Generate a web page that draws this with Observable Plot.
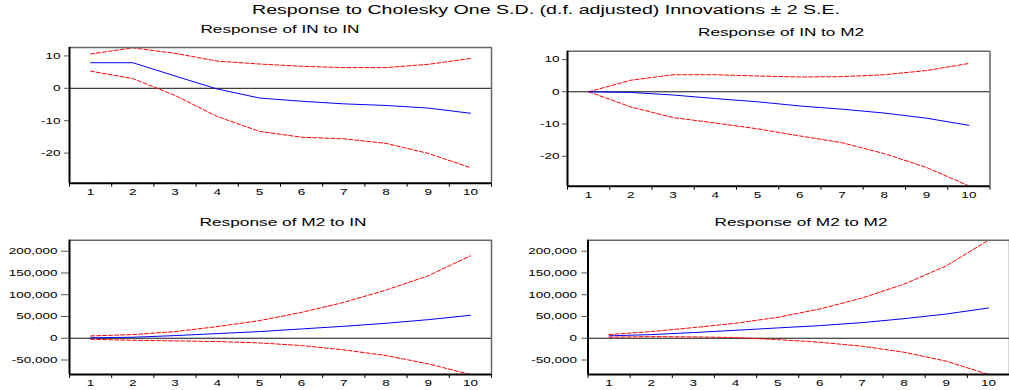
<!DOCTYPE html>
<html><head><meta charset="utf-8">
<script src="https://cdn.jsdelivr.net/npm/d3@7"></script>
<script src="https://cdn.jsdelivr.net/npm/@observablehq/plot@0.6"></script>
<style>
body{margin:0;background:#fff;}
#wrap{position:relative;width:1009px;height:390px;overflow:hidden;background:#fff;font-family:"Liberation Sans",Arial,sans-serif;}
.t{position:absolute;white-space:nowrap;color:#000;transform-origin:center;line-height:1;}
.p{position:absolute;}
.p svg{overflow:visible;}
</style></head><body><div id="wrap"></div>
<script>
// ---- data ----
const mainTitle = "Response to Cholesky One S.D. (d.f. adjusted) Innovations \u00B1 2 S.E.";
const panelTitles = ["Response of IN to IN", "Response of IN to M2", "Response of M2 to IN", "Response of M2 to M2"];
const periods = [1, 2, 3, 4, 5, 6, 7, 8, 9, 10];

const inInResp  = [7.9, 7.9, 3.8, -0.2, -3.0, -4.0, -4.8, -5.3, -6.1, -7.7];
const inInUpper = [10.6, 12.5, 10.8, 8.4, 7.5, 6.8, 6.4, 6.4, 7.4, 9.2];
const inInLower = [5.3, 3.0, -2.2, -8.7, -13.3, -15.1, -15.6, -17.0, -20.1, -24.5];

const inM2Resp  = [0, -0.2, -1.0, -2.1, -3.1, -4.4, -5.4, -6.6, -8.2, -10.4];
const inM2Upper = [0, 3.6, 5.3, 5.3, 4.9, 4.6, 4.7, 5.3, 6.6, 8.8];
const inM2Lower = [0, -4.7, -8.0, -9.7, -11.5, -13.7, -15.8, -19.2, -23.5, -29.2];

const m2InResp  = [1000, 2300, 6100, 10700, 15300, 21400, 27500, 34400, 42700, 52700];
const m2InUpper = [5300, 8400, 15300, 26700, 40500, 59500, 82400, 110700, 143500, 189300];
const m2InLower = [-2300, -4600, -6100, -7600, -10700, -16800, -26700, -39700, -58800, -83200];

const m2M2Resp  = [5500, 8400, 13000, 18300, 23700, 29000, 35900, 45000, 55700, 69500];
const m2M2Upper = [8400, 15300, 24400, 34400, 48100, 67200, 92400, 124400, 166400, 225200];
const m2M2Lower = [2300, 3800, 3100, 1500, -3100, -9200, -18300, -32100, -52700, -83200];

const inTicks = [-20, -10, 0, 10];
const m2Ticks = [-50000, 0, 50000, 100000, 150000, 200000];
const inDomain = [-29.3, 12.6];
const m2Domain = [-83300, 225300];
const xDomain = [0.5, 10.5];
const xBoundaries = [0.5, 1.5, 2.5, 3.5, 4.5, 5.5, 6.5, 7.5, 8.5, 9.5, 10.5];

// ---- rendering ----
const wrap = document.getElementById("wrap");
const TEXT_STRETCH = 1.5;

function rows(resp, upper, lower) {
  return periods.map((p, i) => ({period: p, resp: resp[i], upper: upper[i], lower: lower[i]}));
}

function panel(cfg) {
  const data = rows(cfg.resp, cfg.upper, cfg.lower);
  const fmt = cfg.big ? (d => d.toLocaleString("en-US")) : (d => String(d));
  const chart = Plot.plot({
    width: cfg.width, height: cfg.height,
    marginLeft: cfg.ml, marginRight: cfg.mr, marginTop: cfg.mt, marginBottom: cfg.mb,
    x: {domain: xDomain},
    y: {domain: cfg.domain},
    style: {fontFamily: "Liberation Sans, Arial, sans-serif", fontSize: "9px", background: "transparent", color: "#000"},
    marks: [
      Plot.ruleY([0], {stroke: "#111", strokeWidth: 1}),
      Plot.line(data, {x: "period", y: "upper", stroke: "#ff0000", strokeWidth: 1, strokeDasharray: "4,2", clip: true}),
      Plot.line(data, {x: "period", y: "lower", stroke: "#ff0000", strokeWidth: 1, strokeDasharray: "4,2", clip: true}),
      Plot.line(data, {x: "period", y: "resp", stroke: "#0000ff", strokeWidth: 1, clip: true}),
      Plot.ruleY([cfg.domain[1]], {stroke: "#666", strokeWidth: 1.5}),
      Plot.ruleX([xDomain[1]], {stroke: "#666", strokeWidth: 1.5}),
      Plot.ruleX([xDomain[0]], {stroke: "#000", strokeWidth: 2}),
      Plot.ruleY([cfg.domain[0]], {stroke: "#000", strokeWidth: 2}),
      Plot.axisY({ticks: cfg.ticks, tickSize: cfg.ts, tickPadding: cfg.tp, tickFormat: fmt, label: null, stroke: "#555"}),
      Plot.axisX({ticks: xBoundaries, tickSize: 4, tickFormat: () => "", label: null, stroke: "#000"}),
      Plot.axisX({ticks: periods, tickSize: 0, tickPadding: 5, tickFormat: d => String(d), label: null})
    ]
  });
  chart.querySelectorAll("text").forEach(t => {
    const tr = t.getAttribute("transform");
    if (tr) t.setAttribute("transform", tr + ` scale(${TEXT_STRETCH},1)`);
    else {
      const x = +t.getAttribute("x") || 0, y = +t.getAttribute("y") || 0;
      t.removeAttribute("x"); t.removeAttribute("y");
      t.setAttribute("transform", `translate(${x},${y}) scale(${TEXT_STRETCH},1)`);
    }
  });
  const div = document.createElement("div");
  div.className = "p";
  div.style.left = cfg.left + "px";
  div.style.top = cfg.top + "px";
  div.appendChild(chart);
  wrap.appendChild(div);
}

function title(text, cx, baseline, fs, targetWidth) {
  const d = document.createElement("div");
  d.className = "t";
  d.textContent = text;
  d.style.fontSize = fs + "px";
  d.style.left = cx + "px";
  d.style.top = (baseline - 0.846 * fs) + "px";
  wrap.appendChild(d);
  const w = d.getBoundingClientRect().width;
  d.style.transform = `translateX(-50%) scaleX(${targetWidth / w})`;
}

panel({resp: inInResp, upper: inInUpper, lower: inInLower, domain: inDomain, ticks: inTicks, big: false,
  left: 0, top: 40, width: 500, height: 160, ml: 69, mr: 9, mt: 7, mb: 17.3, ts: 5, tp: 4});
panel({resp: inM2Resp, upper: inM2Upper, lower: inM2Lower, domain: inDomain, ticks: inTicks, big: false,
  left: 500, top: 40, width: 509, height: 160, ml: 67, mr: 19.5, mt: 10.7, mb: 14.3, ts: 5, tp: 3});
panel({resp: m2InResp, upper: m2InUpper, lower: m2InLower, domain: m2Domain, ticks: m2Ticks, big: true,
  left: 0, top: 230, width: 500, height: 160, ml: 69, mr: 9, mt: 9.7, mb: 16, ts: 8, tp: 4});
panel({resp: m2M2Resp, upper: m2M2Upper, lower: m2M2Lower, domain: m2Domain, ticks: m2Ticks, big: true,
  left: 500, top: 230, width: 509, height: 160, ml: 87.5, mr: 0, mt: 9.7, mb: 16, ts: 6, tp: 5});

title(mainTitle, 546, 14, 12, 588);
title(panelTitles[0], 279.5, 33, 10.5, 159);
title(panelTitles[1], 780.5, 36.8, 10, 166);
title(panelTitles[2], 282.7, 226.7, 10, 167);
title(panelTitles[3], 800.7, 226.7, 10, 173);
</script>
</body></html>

☆ ☆ ☆

#### [Aim of the task]
Exactly as written, please give again the lines from the beginning of the listing through the line containing "7, 8, 9, 10];", inclusive, without any pictures.

#### [Correct response]
Generate a web page that draws this with Observable Plot.
<!DOCTYPE html>
<html><head><meta charset="utf-8">
<script src="https://cdn.jsdelivr.net/npm/d3@7"></script>
<script src="https://cdn.jsdelivr.net/npm/@observablehq/plot@0.6"></script>
<style>
body{margin:0;background:#fff;}
#wrap{position:relative;width:1009px;height:390px;overflow:hidden;background:#fff;font-family:"Liberation Sans",Arial,sans-serif;}
.t{position:absolute;white-space:nowrap;color:#000;transform-origin:center;line-height:1;}
.p{position:absolute;}
.p svg{overflow:visible;}
</style></head><body><div id="wrap"></div>
<script>
// ---- data ----
const mainTitle = "Response to Cholesky One S.D. (d.f. adjusted) Innovations \u00B1 2 S.E.";
const panelTitles = ["Response of IN to IN", "Response of IN to M2", "Response of M2 to IN", "Response of M2 to M2"];
const periods = [1, 2, 3, 4, 5, 6, 7, 8, 9, 10];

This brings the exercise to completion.